'''

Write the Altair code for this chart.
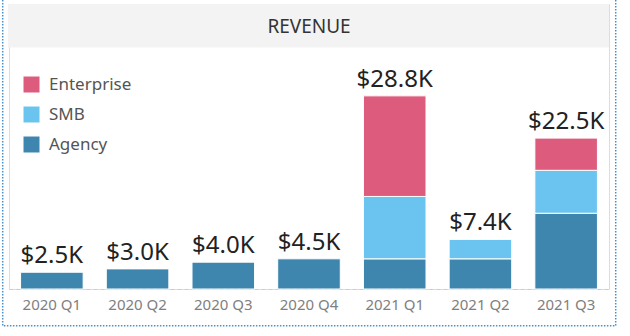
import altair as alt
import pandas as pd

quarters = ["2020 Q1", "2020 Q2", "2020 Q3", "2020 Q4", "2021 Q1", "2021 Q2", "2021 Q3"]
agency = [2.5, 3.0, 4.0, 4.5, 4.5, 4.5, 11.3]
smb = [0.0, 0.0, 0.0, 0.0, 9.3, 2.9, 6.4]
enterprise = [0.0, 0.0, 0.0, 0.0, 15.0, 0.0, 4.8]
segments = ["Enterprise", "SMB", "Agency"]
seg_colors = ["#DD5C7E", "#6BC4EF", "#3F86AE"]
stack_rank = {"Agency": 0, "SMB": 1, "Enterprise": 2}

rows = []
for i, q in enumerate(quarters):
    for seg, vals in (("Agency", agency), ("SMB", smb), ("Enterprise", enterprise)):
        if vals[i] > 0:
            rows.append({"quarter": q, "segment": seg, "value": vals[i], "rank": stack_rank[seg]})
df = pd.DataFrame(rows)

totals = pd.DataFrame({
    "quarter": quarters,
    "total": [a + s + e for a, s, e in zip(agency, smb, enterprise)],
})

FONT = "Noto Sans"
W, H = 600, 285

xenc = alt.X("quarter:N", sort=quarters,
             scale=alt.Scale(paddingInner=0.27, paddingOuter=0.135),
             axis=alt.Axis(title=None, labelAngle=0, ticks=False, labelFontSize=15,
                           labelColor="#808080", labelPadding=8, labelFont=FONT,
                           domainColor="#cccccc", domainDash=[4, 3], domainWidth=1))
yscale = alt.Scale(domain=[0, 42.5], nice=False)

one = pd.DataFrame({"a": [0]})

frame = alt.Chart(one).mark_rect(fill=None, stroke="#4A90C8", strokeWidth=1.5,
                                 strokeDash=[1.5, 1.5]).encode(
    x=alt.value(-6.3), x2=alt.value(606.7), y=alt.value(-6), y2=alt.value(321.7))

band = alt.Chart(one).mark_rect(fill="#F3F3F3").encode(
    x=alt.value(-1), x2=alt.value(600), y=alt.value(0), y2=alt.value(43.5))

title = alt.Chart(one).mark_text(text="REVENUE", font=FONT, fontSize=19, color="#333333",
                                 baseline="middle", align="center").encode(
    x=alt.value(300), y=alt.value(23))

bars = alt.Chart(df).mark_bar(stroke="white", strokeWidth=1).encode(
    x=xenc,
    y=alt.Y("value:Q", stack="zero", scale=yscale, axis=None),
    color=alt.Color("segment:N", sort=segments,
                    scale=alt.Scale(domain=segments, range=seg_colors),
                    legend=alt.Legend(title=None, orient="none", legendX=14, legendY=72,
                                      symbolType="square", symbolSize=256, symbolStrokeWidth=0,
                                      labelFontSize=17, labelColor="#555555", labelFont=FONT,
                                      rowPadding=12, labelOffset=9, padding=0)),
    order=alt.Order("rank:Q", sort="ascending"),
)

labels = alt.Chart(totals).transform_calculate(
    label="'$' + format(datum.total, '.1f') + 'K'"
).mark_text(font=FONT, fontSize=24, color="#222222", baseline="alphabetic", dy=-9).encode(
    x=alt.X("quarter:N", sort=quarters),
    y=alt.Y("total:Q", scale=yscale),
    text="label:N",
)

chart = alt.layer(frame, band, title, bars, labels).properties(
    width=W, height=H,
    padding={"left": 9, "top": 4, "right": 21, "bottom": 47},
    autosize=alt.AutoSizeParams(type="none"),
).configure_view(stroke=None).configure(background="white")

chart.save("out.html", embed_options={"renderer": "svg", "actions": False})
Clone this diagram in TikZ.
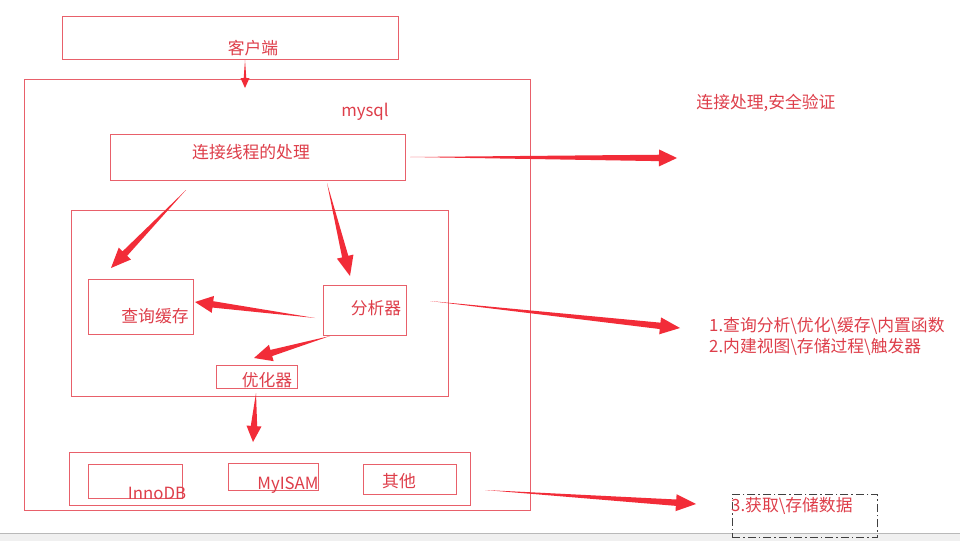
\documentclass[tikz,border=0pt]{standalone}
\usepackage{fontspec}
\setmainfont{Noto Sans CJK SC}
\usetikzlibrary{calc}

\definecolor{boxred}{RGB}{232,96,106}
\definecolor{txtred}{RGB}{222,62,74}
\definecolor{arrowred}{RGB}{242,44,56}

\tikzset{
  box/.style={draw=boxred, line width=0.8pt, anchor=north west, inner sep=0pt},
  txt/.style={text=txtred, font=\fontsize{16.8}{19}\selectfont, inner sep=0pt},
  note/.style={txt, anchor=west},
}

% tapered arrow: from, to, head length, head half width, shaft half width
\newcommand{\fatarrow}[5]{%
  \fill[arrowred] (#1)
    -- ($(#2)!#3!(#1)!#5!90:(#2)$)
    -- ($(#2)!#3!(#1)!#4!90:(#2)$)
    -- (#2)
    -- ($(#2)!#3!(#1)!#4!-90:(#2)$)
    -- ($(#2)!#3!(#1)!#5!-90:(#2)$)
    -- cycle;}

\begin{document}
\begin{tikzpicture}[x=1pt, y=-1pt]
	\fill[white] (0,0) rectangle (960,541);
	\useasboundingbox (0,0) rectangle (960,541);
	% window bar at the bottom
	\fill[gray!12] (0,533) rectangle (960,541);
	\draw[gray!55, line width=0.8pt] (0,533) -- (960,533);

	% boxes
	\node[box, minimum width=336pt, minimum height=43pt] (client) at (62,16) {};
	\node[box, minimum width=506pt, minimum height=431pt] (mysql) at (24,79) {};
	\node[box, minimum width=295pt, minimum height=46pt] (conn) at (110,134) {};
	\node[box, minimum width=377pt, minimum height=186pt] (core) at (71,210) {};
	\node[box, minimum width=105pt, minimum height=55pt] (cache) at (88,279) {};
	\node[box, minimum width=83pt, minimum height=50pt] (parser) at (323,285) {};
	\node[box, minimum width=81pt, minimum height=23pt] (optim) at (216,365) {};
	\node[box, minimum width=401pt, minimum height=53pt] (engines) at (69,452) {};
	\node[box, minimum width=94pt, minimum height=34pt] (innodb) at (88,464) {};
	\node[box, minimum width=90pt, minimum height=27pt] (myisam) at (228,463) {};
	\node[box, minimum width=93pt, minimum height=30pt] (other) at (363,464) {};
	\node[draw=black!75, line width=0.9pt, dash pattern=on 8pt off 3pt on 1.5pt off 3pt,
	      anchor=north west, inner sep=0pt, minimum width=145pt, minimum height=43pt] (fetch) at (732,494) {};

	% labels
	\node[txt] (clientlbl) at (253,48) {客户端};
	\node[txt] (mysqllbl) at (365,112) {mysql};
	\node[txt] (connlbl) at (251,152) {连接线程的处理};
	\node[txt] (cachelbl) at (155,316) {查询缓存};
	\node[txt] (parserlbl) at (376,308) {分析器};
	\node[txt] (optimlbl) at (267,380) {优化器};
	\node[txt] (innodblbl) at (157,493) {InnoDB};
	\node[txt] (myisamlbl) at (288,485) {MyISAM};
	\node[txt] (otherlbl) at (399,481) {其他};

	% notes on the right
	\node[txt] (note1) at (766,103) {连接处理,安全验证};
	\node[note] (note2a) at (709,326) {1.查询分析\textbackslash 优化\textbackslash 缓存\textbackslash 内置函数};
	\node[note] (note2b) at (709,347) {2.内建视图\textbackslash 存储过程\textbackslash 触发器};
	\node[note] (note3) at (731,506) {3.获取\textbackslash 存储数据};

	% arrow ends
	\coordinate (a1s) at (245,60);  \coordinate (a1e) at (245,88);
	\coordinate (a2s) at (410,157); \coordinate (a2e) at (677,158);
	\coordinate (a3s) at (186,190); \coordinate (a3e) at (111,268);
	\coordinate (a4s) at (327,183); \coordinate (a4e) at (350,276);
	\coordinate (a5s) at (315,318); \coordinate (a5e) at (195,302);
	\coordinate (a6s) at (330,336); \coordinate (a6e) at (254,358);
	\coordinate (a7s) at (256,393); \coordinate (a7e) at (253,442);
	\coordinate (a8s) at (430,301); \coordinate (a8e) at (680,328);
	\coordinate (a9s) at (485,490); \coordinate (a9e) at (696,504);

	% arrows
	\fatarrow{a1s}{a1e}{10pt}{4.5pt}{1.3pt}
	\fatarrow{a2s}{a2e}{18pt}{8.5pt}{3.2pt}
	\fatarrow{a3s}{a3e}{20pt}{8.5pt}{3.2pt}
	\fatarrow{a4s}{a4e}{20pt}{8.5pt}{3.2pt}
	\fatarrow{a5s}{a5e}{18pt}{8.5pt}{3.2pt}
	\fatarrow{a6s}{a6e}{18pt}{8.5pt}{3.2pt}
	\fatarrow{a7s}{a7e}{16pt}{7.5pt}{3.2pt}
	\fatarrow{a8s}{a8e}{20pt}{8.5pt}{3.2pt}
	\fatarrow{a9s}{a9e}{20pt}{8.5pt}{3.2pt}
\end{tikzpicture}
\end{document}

'''

▶ _GIVEN REQUEST_
Nothing but the lines from the one containing "Clone this diagram in TikZ." through the one containing "(0,533) -- (960,533);" should be written out, exactly and with both ends. Pictures are left out.

▶ _SOLUTION TO THIS TASK_
Clone this diagram in TikZ.
\documentclass[tikz,border=0pt]{standalone}
\usepackage{fontspec}
\setmainfont{Noto Sans CJK SC}
\usetikzlibrary{calc}

\definecolor{boxred}{RGB}{232,96,106}
\definecolor{txtred}{RGB}{222,62,74}
\definecolor{arrowred}{RGB}{242,44,56}

\tikzset{
  box/.style={draw=boxred, line width=0.8pt, anchor=north west, inner sep=0pt},
  txt/.style={text=txtred, font=\fontsize{16.8}{19}\selectfont, inner sep=0pt},
  note/.style={txt, anchor=west},
}

% tapered arrow: from, to, head length, head half width, shaft half width
\newcommand{\fatarrow}[5]{%
  \fill[arrowred] (#1)
    -- ($(#2)!#3!(#1)!#5!90:(#2)$)
    -- ($(#2)!#3!(#1)!#4!90:(#2)$)
    -- (#2)
    -- ($(#2)!#3!(#1)!#4!-90:(#2)$)
    -- ($(#2)!#3!(#1)!#5!-90:(#2)$)
    -- cycle;}

\begin{document}
\begin{tikzpicture}[x=1pt, y=-1pt]
	\fill[white] (0,0) rectangle (960,541);
	\useasboundingbox (0,0) rectangle (960,541);
	% window bar at the bottom
	\fill[gray!12] (0,533) rectangle (960,541);
	\draw[gray!55, line width=0.8pt] (0,533) -- (960,533);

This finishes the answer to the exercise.